One thing that really impresses me with this book is how he manages to not only tell about his actions and experiences in the past, but also to portray his perspective and thought process in the past. When he was writing about his childhood, he wrote as an adult recounting his childhood, but as he was writing about his experiences as a young adult growing into a mature adult, his writing also changed to reflect the change from being driven young man with an overriding ambition to being a much more socially aware adult who didn’t take family for granted.
I was really glad that I experienced this as an audiobook, not because it would have been at all bad as a standard book, but because the audio version is read by Samuellson himself. He doesn’t have the perfect elocution of a professional audiobook reader, but he does have real emotional connection to the story he’s telling. As an autobiography, it gains even more power by being told, literally, in his own voice.
Also, his descriptions of food make me wish that I was more of a foodie. I like food, but I also like simple flavors. Samuellson’s descriptions of the rich and complex flavors that he loves are tantalizing.
The one problem I had with the book is that some of the transitions are pretty abrupt, and a couple of times abrupt enough to be confusing, where I wasn’t quite sure what happened. Also, I got the distinct impression that he was living by the same parental advice I got, that “if you can’t say something nice, don’t say anything at all.” Not that all of his experiences were good by any means, or even that all the people were nice (not at all!) but no one and nothing is presented as unmitigated badness, and that is something I appreciate. Sometimes that might mean skipping over a period of his life, maybe, but for the most part Samuellson seems to genuinely like and respect people. Even the most difficult people (and there are apparently a lot of difficult people in the cooking community, good grief – I’m extremely glad that I don’t have to put up with that) have something good about them and Samuellson sees that.
Anyway, I enjoyed this book a great deal and I definitely recommend it so that you can enjoy it, too.
Marcus Samuellson is awesome!
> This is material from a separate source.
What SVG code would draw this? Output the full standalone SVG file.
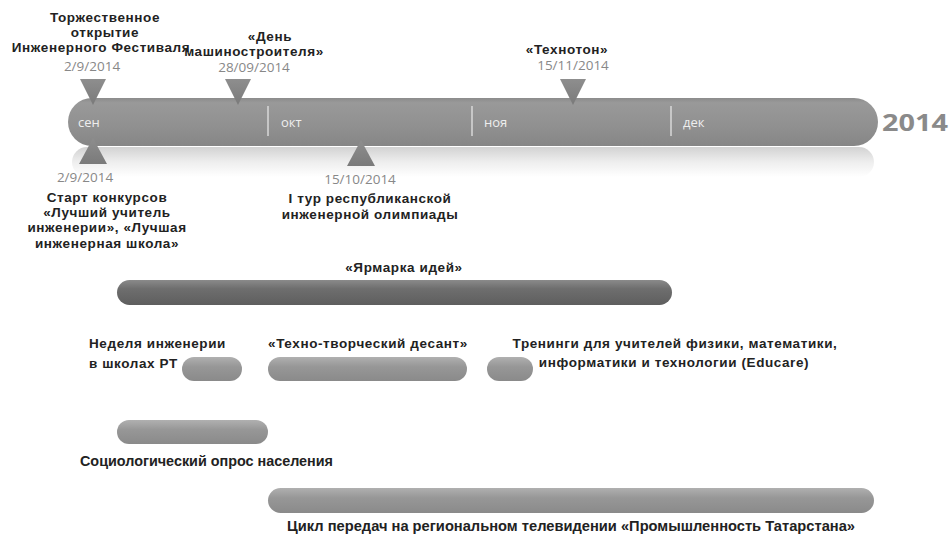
<svg xmlns="http://www.w3.org/2000/svg" width="950" height="540" viewBox="0 0 950 540">
<defs>
<linearGradient id="mainG" x1="0" y1="0" x2="0" y2="1">
<stop offset="0" stop-color="#8c8c8c"/><stop offset="0.1" stop-color="#999"/><stop offset="0.6" stop-color="#909090"/><stop offset="1" stop-color="#868686"/>
</linearGradient>
<linearGradient id="reflG" x1="0" y1="0" x2="0" y2="1">
<stop offset="0" stop-color="#d2d2d2"/><stop offset="0.5" stop-color="#eeeeee"/><stop offset="1" stop-color="#ffffff"/>
</linearGradient>
<linearGradient id="darkG" x1="0" y1="0" x2="0" y2="1">
<stop offset="0" stop-color="#8a8a8a"/><stop offset="0.35" stop-color="#6e6e6e"/><stop offset="1" stop-color="#5e5e5e"/>
</linearGradient>
<linearGradient id="lightG" x1="0" y1="0" x2="0" y2="1">
<stop offset="0" stop-color="#b0b0b0"/><stop offset="0.4" stop-color="#979797"/><stop offset="1" stop-color="#8a8a8a"/>
</linearGradient>
<linearGradient id="triG" x1="0" y1="0" x2="0" y2="1">
<stop offset="0" stop-color="#8e8e8e"/><stop offset="1" stop-color="#7a7a7a"/>
</linearGradient>
<style>
.t{font-family:"Liberation Sans",Arial,sans-serif;font-weight:bold;font-size:13.5px;fill:#222;text-anchor:middle;letter-spacing:0.6px}
.tl{font-family:"Liberation Sans",Arial,sans-serif;font-weight:bold;font-size:13.5px;fill:#222;letter-spacing:0.6px}
.c{font-family:"Liberation Sans",Arial,sans-serif;font-weight:bold;font-size:14.5px;fill:#222}
.d{font-family:"Open Sans","Liberation Sans",sans-serif;font-size:13.5px;fill:#888;text-anchor:middle}
.m{font-family:"Open Sans","Liberation Sans",sans-serif;font-size:13px;fill:#eee}
.yr{font-family:"Open Sans","Liberation Sans",sans-serif;font-weight:bold;font-size:24px;fill:#8a8a8a}
.tri{fill:url(#triG)}
.div{stroke:#d8d8d8;stroke-width:1.5}
</style>
</defs>
<g id="timeline">
<rect x="72" y="147" width="802" height="30" rx="15" fill="url(#reflG)"/>
<rect x="68" y="98" width="810" height="48" rx="24" fill="url(#mainG)"/>
<line class="div" x1="268" y1="106" x2="268" y2="136"/>
<line class="div" x1="472" y1="106" x2="472" y2="136"/>
<line class="div" x1="671" y1="106" x2="671" y2="136"/>
<text class="m" x="78" y="127">сен</text>
<text class="m" x="281" y="127">окт</text>
<text class="m" x="484" y="127">ноя</text>
<text class="m" x="683" y="127">дек</text>
<text class="yr" x="882" y="131" textLength="66" lengthAdjust="spacingAndGlyphs">2014</text>
</g>
<g id="ev-opening">
<text class="t" x="105" y="22">Торжественное</text>
<text class="t" x="105" y="37">открытие</text>
<text class="t" x="101" y="52">Инженерного Фестиваля</text>
<text class="d" x="92" y="71">2/9/2014</text>
<polygon class="tri" points="80,79 106,79 93,105"/>
</g>
<g id="ev-machine">
<text class="t" x="270" y="41">«День</text>
<text class="t" x="254" y="56">машиностроителя»</text>
<text class="d" x="254" y="72">28/09/2014</text>
<polygon class="tri" points="225,79 251,79 238,105"/>
</g>
<g id="ev-technoton">
<text class="t" x="567" y="54">«Технотон»</text>
<text class="d" x="573" y="70">15/11/2014</text>
<polygon class="tri" points="560,79 586,79 573,105"/>
</g>
<g id="ev-contest">
<polygon class="tri" points="93,138 107,164 79,164"/>
<text class="d" x="85" y="182">2/9/2014</text>
<text class="t" x="107" y="202">Старт конкурсов</text>
<text class="t" x="107" y="217">«Лучший учитель</text>
<text class="t" x="107" y="232">инженерии», «Лучшая</text>
<text class="t" x="107" y="248">инженерная школа»</text>
</g>
<g id="ev-olymp">
<polygon class="tri" points="361,140 375,166 347,166"/>
<text class="d" x="360" y="184">15/10/2014</text>
<text class="t" x="370" y="203">I тур республиканской</text>
<text class="t" x="370" y="219">инженерной олимпиады</text>
</g>
<g id="bar-fair">
<text class="t" x="404" y="272">«Ярмарка идей»</text>
<rect x="117" y="280" width="555" height="25" rx="12.5" fill="url(#darkG)"/>
</g>
<g id="bar-week">
<text class="tl" x="89" y="348">Неделя инженерии</text>
<text class="tl" x="89" y="368">в школах РТ</text>
<rect x="182" y="357" width="60" height="24" rx="12" fill="url(#lightG)"/>
</g>
<g id="bar-desant">
<text class="t" x="368" y="348">«Техно-творческий десант»</text>
<rect x="268" y="357" width="199" height="24" rx="12" fill="url(#lightG)"/>
</g>
<g id="bar-training">
<text class="t" x="675" y="348">Тренинги для учителей физики, математики,</text>
<text class="t" x="674" y="367">информатики и технологии (Educare)</text>
<rect x="487" y="357" width="46" height="24" rx="12" fill="url(#lightG)"/>
</g>
<g id="bar-survey">
<rect x="117" y="420" width="151" height="24" rx="12" fill="url(#lightG)"/>
<text class="c" x="80" y="466" textLength="253" lengthAdjust="spacingAndGlyphs">Социологический опрос населения</text>
</g>
<g id="bar-tv">
<rect x="268" y="488" width="606" height="25" rx="12.5" fill="url(#lightG)"/>
<text class="c" x="287" y="531" textLength="568" lengthAdjust="spacingAndGlyphs">Цикл передач на региональном телевидении «Промышленность Татарстана»</text>
</g>
<g id="connectors"/>
</svg>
I loved him on Top Chef Masters; he really just seems like the nicest guy ever, which is super rare in the chef world. I loved how you told me that his “if you can’t say something nice, don’t say anything at all” particularly applied to Gordon Ramsey, who got a single, factual sentence in the book. I’d always sort of given Ramsey the benefit of the doubt and figured he might be playing up a persona for the cameras but it sounds like he doesn’t have to play it up very much.
Hah! Yeah. Most of the chefs mentioned seem to be major asses (my opinion based on their recounted actions), but Samuellson always mentions their good features along with the bad. Ramsey, on the other hand, doesn’t appear to have the good parts to match his bad, so only gets the briefest mention about, ironically, cursing Samuellson out for not mentioning Ramsey in an interview.